# complex inverse trig

• October 29th 2008, 06:21 PM
lllll
complex inverse trig
let $\sin(z) = 3$ what is $z$ equally to?

$\arcsin(z) = -i\log[i z+\sqrt{1-z^2}]$

substituting z for 3 I get

$\arcsin(3) = -i\log[i 3+\sqrt{-8}]$

I'm trying to get it into the form $\ln|x| +(x+2n)\pi i$

but what I'm confused about is the $\sqrt{-8}$ which gives $\sqrt{8} + \frac{1}{2}(\pi+2\pi n)i= \sqrt{8} + \left(\frac{\pi}{2} +\pi n \right)i$ where $n= 0,1$

now I'm not sure if I should take the above value and substitute it so that I would get:

$\arcsin(3) = -i\log\left[i 3+\sqrt{8} + \left(\frac{\pi}{2}\right)i \right]$ and

$\arcsin(3) = -i\log\left[i 3+\sqrt{8} + \left(\frac{3\pi}{2}\right)i \right]$

for some reason this equation don't look right even, considering the fact that I have 2 possible values.
• October 29th 2008, 09:47 PM
mr fantastic
Quote:

Originally Posted by lllll
let $\sin(z) = 3$ what is $z$ equally to?

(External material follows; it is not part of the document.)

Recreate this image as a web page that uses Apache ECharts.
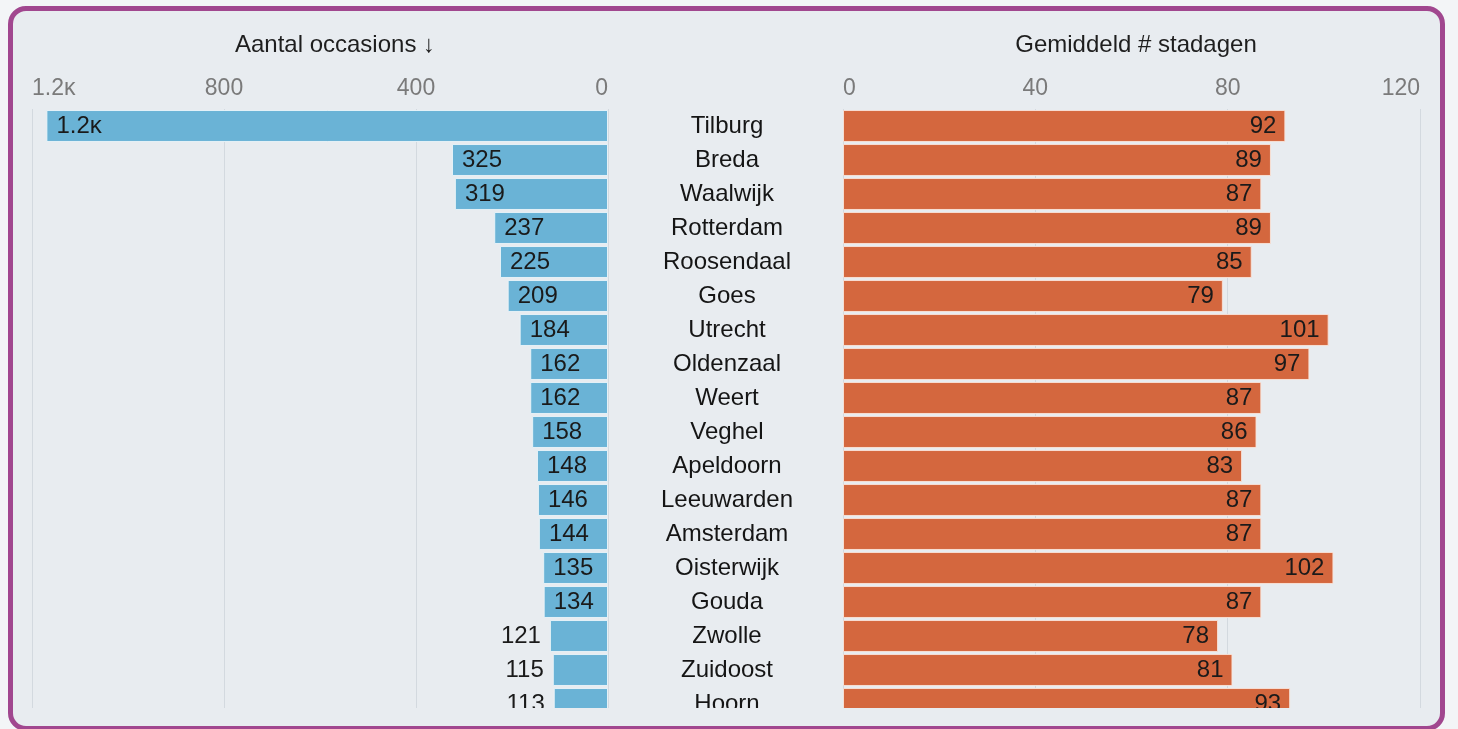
<!DOCTYPE html>
<html>
<head>
<meta charset="utf-8">
<script src="https://cdn.jsdelivr.net/npm/echarts@6/dist/echarts.min.js"></script>
<style>
  html, body { margin: 0; padding: 0; background: #f3f5f7; width: 1458px; height: 729px; overflow: hidden; }
  #bg { position: absolute; left: 8px; top: 6px; width: 1437px; height: 725px; box-sizing: border-box; border-radius: 18px; background: #e8ecf0; z-index: 0; }
  #frame { position: absolute; left: 8px; top: 6px; width: 1437px; height: 725px; box-sizing: border-box; border: 5px solid #a1478f; border-radius: 18px; z-index: 2; pointer-events: none; }
  #chart { position: absolute; left: 0; top: 0; width: 1458px; height: 729px; z-index: 1; }
</style>
</head>
<body>
<div id="bg"></div>
<div id="chart"></div>
<div id="frame"></div>
<script>
const cities = ['Tilburg', 'Breda', 'Waalwijk', 'Rotterdam', 'Roosendaal', 'Goes', 'Utrecht', 'Oldenzaal', 'Weert', 'Veghel', 'Apeldoorn', 'Leeuwarden', 'Amsterdam', 'Oisterwijk', 'Gouda', 'Zwolle', 'Zuidoost', 'Hoorn'];
const occasions = [1170, 325, 319, 237, 225, 209, 184, 162, 162, 158, 148, 146, 144, 135, 134, 121, 115, 113];
const stadagen = [92, 89, 87, 89, 85, 79, 101, 97, 87, 86, 83, 87, 87, 102, 87, 78, 81, 93];
const leftTitle = 'Aantal occasions \u2193';
const rightTitle = 'Gemiddeld # stadagen';

const FONT = '"Liberation Sans", "DejaVu Sans", Arial, sans-serif';
const fmtK = v => v >= 1000 ? (v / 1000).toFixed(1) + '\u1D0B' : String(v);

const chart = echarts.init(document.getElementById('chart'), null, { renderer: 'canvas' });

const leftData = occasions.map(v => {
  const inside = v >= 130;
  return {
    value: v,
    label: inside
      ? { position: 'insideLeft', distance: 10 }
      : { position: 'left', distance: 9 }
  };
});

const option = {
  backgroundColor: 'transparent',
  animation: false,
  textStyle: { fontFamily: FONT },
  title: [
    { text: leftTitle, left: 330, top: 28, textAlign: 'center',
      textStyle: { fontFamily: FONT, fontSize: 24, fontWeight: 'normal', color: '#1e1e1e' } },
    { text: rightTitle, left: 1131, top: 28, textAlign: 'center',
      textStyle: { fontFamily: FONT, fontSize: 24, fontWeight: 'normal', color: '#1e1e1e' } }
  ],
  grid: [
    { left: 32, width: 576, top: 109, height: 612, containLabel: false },
    { left: 843, width: 577, top: 109, height: 612, containLabel: false }
  ],
  xAxis: [
    { type: 'value', gridIndex: 0, position: 'top', inverse: true, min: 0, max: 1200, interval: 400,
      axisLine: { show: false }, axisTick: { show: false },
      axisLabel: { color: '#7a7a7a', fontSize: 23, fontFamily: FONT, margin: 9, formatter: fmtK,
        alignMinLabel: 'right', alignMaxLabel: 'left' },
      splitLine: { show: true, lineStyle: { color: '#d3d9df', width: 1 } } },
    { type: 'value', gridIndex: 1, position: 'top', min: 0, max: 120, interval: 40,
      axisLine: { show: false }, axisTick: { show: false },
      axisLabel: { color: '#7a7a7a', fontSize: 23, fontFamily: FONT, margin: 9,
        alignMinLabel: 'left', alignMaxLabel: 'right' },
      splitLine: { show: true, lineStyle: { color: '#d3d9df', width: 1 } } }
  ],
  yAxis: [
    { type: 'category', gridIndex: 0, data: cities, inverse: true, show: false },
    { type: 'category', gridIndex: 1, data: cities, inverse: true,
      axisLine: { show: false }, axisTick: { show: false },
      axisLabel: { align: 'center', margin: 116, color: '#151515', fontSize: 24, fontFamily: FONT } }
  ],
  series: [
    { type: 'bar', xAxisIndex: 0, yAxisIndex: 0, data: leftData, barCategoryGap: '6%',
      itemStyle: { color: '#6ab3d6', borderColor: 'rgba(235,245,250,0.9)', borderWidth: 1 },
      label: { show: true, color: '#1a1a1a', fontSize: 24, fontFamily: FONT, formatter: p => fmtK(p.value) } },
    { type: 'bar', xAxisIndex: 1, yAxisIndex: 1, data: stadagen, barCategoryGap: '6%',
      itemStyle: { color: '#d4673e', borderColor: 'rgba(250,228,218,0.9)', borderWidth: 1 },
      label: { show: true, position: 'insideRight', distance: 9, color: '#1a1a1a', fontSize: 24, fontFamily: FONT } }
  ],
  graphic: [
    { type: 'rect', z: 100, shape: { x: 13, y: 708, width: 1427, height: 16 }, style: { fill: '#e8ecf0' } }
  ]
};
chart.setOption(option);
</script>
</body>
</html>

$\arcsin(z) = -i\log[i z+\sqrt{1-z^2}]$

substituting z for 3 I get

$\arcsin(3) = -i\log[i 3+\sqrt{-8}]$

I'm trying to get it into the form $\ln|x| +(x+2n)\pi i$

but what I'm confused about is the $\sqrt{-8}$ which gives $\sqrt{8} + \frac{1}{2}(\pi+2\pi n)i= \sqrt{8} + \left(\frac{\pi}{2} +\pi n \right)i$ where $n= 0,1$

now I'm not sure if I should take the above value and substitute it so that I would get:

$\arcsin(3) = -i\log\left[i 3+\sqrt{8} + \left(\frac{\pi}{2}\right)i \right]$ and

$\arcsin(3) = -i\log\left[i 3+\sqrt{8} + \left(\frac{3\pi}{2}\right)i \right]$

for some reason this equation don't look right even, considering the fact that I have 2 possible values.

$\ln (3 i + \sqrt{-8}) = \ln(3 i + i 2 \sqrt{2}) = \ln(i[3 + 2 \sqrt{2}]) = \ln (3 + 2 \sqrt{2}) + \frac{\pi}{2} i + 2 n \pi i$ where n is an integer.